Speranze positive, cambiamenti accolti bene da tutti: i Jimmy Eat World sono tra le persone più rilassate e positive che io mi sia mai trovata davanti. Non è difficile, quindi, capire come sia possibile che la band abbia gli stessi membri dal 1995: “È semplicissimo, proviamo a divertirci. Se ti piace quello che fai, non capisco come sia possibile rovinarlo”. Un po’ come l’amore, rispondo io, praticamente sono sposati da più di vent’anni e non hanno mai avuto mezzo accenno di crisi. Sorridono e mi dicono “yeah, just like love”. Menomale che c’è qualcuno che ancora ci crede.

La domandona su Taylor Swift la lascio per ultima, perché sono un po’ impaurita: non potrei mai perdonarmi di aver fatto incazzare delle persone così gentili. Long story short: Taylor Swift ha cantato “The Middle”, il pezzo più famoso della band, in uno spot per Apple Music, e si è poi dichiarata super fan della band. Abbiamo scoperto, quindi, che Taylor Swift è stata un’adolescente emo e ci siamo sentiti tutti un po’ meno soli e vergognosi del nostro passato. “Sinceramente ci ha lusingati: lei ha una fanbase enorme e la nostra musica è arrivata anche a chi non ci conosceva.

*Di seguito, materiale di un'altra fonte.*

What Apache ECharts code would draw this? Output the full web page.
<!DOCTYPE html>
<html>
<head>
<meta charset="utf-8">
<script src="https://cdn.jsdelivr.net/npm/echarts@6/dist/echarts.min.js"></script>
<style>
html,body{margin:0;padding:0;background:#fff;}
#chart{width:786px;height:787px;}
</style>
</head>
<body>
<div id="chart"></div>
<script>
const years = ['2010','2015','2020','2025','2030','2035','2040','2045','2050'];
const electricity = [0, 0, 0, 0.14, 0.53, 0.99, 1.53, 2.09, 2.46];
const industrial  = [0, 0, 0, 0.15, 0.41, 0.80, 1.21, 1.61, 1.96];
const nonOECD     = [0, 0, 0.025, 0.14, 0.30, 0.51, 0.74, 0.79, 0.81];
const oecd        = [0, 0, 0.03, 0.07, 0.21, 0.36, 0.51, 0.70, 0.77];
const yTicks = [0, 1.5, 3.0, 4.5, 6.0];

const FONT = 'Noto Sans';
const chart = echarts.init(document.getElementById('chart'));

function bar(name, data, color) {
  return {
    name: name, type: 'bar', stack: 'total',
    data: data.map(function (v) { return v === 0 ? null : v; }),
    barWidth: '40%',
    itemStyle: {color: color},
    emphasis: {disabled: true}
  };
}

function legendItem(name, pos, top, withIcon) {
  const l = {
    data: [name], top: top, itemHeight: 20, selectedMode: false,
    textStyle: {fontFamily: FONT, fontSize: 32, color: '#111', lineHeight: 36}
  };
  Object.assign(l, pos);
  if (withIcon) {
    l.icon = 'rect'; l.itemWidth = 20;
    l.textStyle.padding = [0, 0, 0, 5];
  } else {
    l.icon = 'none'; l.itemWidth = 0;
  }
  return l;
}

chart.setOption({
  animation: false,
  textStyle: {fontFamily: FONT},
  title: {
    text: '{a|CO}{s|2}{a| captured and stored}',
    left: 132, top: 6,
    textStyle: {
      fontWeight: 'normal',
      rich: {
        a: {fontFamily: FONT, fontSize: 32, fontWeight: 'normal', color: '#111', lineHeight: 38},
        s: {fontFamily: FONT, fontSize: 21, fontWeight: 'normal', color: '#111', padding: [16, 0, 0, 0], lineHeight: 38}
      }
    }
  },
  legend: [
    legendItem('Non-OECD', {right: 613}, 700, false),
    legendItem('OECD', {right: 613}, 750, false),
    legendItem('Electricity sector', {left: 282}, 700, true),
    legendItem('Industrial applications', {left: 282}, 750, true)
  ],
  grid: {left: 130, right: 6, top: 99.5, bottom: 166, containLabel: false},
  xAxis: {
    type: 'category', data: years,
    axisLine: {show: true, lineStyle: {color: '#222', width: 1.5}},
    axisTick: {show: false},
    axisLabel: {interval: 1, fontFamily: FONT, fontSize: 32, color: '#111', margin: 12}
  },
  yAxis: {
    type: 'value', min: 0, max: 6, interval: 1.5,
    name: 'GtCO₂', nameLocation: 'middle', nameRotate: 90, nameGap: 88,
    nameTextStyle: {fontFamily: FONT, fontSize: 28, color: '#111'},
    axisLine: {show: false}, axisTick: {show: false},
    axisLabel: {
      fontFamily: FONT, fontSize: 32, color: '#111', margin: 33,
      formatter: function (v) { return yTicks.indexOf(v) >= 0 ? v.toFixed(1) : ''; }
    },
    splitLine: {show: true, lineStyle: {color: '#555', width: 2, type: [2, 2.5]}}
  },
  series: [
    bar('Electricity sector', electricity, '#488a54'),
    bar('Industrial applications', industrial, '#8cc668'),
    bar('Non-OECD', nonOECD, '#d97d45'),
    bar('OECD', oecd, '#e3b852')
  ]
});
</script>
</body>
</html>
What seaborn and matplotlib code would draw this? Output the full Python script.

Ne hanno parlato praticamente tutti, quindi è andata bene”.

Sì ma ragazzi, sbottonatevi un attimo: come ci si sente a pensare che una reginetta del pop sia cresciuta con la vostra musica? Non è una sensazione strana? “Per noi è un complimento enorme pensare che qualcuno possa ritagliarsi del tempo per ascoltare quello che hai fatto e renderlo importante per sé stessa. Ci riempie di orgoglio”. Niente, io ci ho provato, ma scalfire la corazza dei Jimmy Eat World è impossibile. Ma la mia è tutta invidia: vorrei tantissimo riuscire ad arrivare ad avere la loro totale serenità. Ma questo glielo dirò un’altra volta.